McCurdy is no stranger to training his unflinching eye on famous faces. His previous subjects include Jeff Bezos, the Dalai Lama, and Toni Morrison.
Sprung, also, has had a distinguished career. “I’ve always painted women,” she explained. “I intuitively understand women more, and [painting] is a way of expressing my own feelings through other women.” Earlier in her career, she painted hired models or people within her social orbit. But as Sprung’s career gained steam, her subject matter evolved into commissions for the likes of politicians Jeanne Rankin and Nancy Pelosi (both Democrats).
“As you age, you’re also less self-involved—your interest is in a wider world,” she continued. “I’ve become more interested in portraying women whom I respect, women of prominence, women of intelligence who make valuable changes to our world.”
McCurdy’s portrait of Barack gives him with a stoic demeanor. The painter has a detailed artistic process, starting with an involved photoshoot and ending with months of working on a canvas.
“There’s always something new. But since all of my paintings are quite similar, the process is more or less the same,” McCurdy explained.

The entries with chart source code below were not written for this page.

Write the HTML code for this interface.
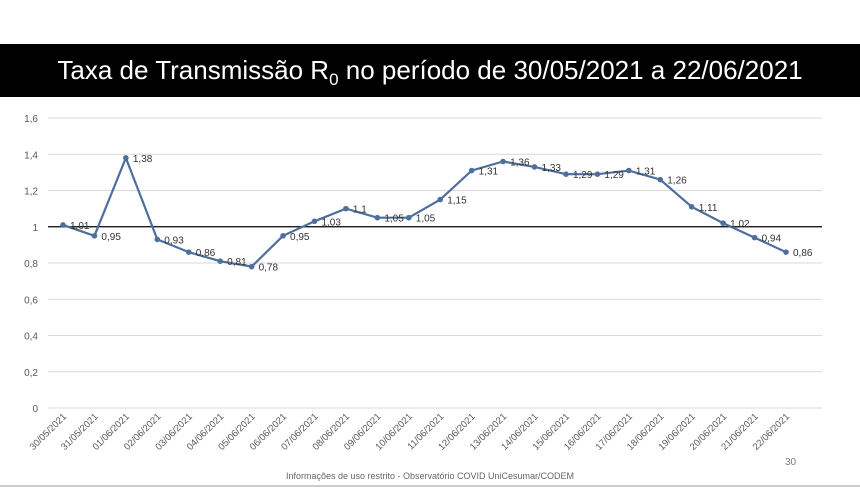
<!DOCTYPE html>
<html><head><meta charset="utf-8"><style>
body{margin:0;background:#fff;width:860px;height:488px;overflow:hidden;font-family:"Liberation Sans",sans-serif;position:relative}
#banner{position:absolute;left:0;top:44px;width:860px;height:53px;background:#000;color:#fff;font-size:26px;line-height:53px;text-align:center}
#foot{position:absolute;left:0;width:860px;top:471px;text-align:center;font-size:9px;color:#666}
#pg{position:absolute;left:785px;top:457px;font-size:10px;color:#777}
#bline{position:absolute;left:0;top:485px;width:860px;height:2px;background:#ccc}
svg{position:absolute;left:0;top:0}
</style></head><body>
<div id="banner">Taxa de Transmissão R<sub style="font-size:17px">0</sub> no período de 30/05/2021 a 22/06/2021</div>
<svg id="chart" width="860" height="488"></svg>
<div id="pg">30</div>
<div id="foot">Informações de uso restrito - Observatório COVID UniCesumar/CODEM</div>
<div id="bline"></div>
<script>
const categories=["30/05/2021","31/05/2021","01/06/2021","02/06/2021","03/06/2021","04/06/2021","05/06/2021","06/06/2021","07/06/2021","08/06/2021","09/06/2021","10/06/2021","11/06/2021","12/06/2021","13/06/2021","14/06/2021","15/06/2021","16/06/2021","17/06/2021","18/06/2021","19/06/2021","20/06/2021","21/06/2021","22/06/2021"];
const values=[1.01,0.95,1.38,0.93,0.86,0.81,0.78,0.95,1.03,1.1,1.05,1.05,1.15,1.31,1.36,1.33,1.29,1.29,1.31,1.26,1.11,1.02,0.94,0.86];
const yTicks=[0,0.2,0.4,0.6,0.8,1,1.2,1.4,1.6];
const NS="http://www.w3.org/2000/svg";
const svg=document.getElementById('chart');
const x=i=>63+i*(723/(categories.length-1));
const y=v=>408-v*181.25;
const fmt=v=>String(v).replace('.',',');
function mk(t,a){const e=document.createElementNS(NS,t);for(const k in a)e.setAttribute(k,a[k]);svg.appendChild(e);return e;}
yTicks.forEach(t=>{
 const l=mk('line',{x1:48,x2:822,y1:y(t),y2:y(t),stroke:t===1?'#000':'#d9d9d9','stroke-width':t===1?1.3:1});
 
 
 const tx=mk('text',{x:38,y:y(t)+4,'text-anchor':'end','font-size':10,fill:'#595959'});
 tx.textContent=fmt(t);
 
 
});
categories.forEach((c,i)=>{
 const tx=mk('text',{x:x(i)+4,y:417,'text-anchor':'end','font-size':9.5,fill:'#595959',transform:`rotate(-45 ${x(i)+4} 417)`});
 tx.textContent=c;
 
 
});
const p=mk('polyline',{points:values.map((v,i)=>x(i)+','+y(v)).join(' '),fill:'none',stroke:'#4e6f9c','stroke-width':2.2});


values.forEach((v,i)=>{
 const c=mk('circle',{cx:x(i),cy:y(v),r:2.8,fill:'#4e6f9c'});
 
 
 const t=mk('text',{x:x(i)+7,y:y(v)+4,'font-size':10,fill:'#333'});
 t.textContent=fmt(v);
 
 
});
</script>
</body></html>
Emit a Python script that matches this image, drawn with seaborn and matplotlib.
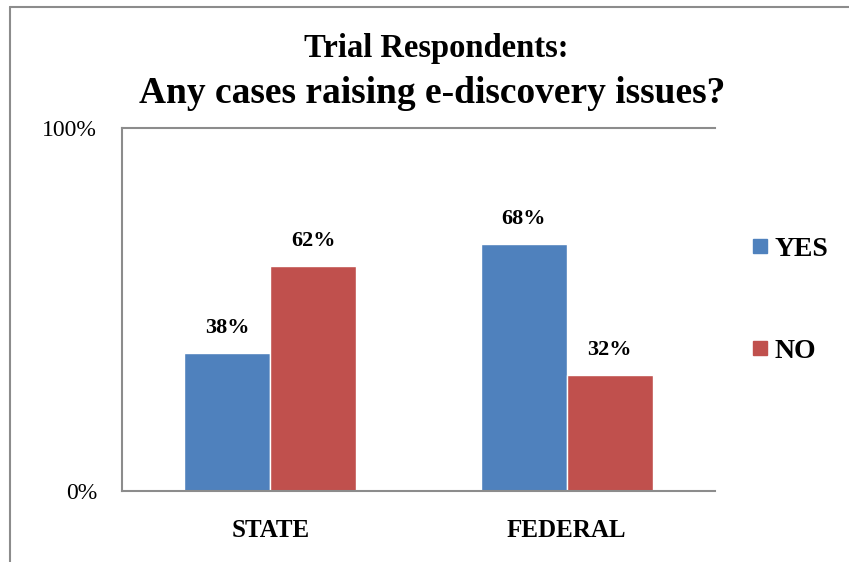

He has a strict policy about not letting his sitters explicitly shape the final image. At the White House unveiling, Obama joked that McCurdy ignored his requests to omit gray hairs and reduce ear size, and even advised Obama to skip his tan suit.
We asked McCurdy if the joke was true. “He doesn’t need fashion advice from me!” the artist replied.
In Sprung’s painting of Michelle, the vivid colors are obvious—but pattern is a huge part of her thinking as well. “All of our world is patterns,” she said. “If you look at the animal kingdom, if you look at nature, we’re inundated with patterns. I think they reflect, unconsciously, a lot about how we feel.” While the patterned couch behind Michelle Obama draws attention, Sprung considers the pleats of the first lady’s blue dress her real tour de force.
In both images, the sitter’s gaze dominates. In McCurdy’s untitled work, the president smiles affably at the lens without a distracting background. In Sprung’s painting, Michelle Obama, well-known for her smile, looks to the camera with a look that is knowing, challenging, and amused all at once.
“It was a big choice asking her not to smile,” Sprung said—but a necessary one. “A portrait is a combination of hundreds and hundreds of expressions and minutes and changes. When you paint somebody with a full smile, it’s not reflective of a painting. It’s reflective of a photograph.”
Both artists took plenty of time to make sure they got it right. “The reason a painting takes so long, of this realistic level, is that you go over layers over layers to get the skin tones,” Sprung said. “Even though you’re emotionally involved with it, you have to have the distance to step back and see how it’s working together.”
Though in some ways, being commissioned for the White House portraits is one of the highest honors for a painter, and required extra time and research, in other ways, according to the artists, it was just another job. As McCurdy put it, “no one piece should impact a body of work more than another.”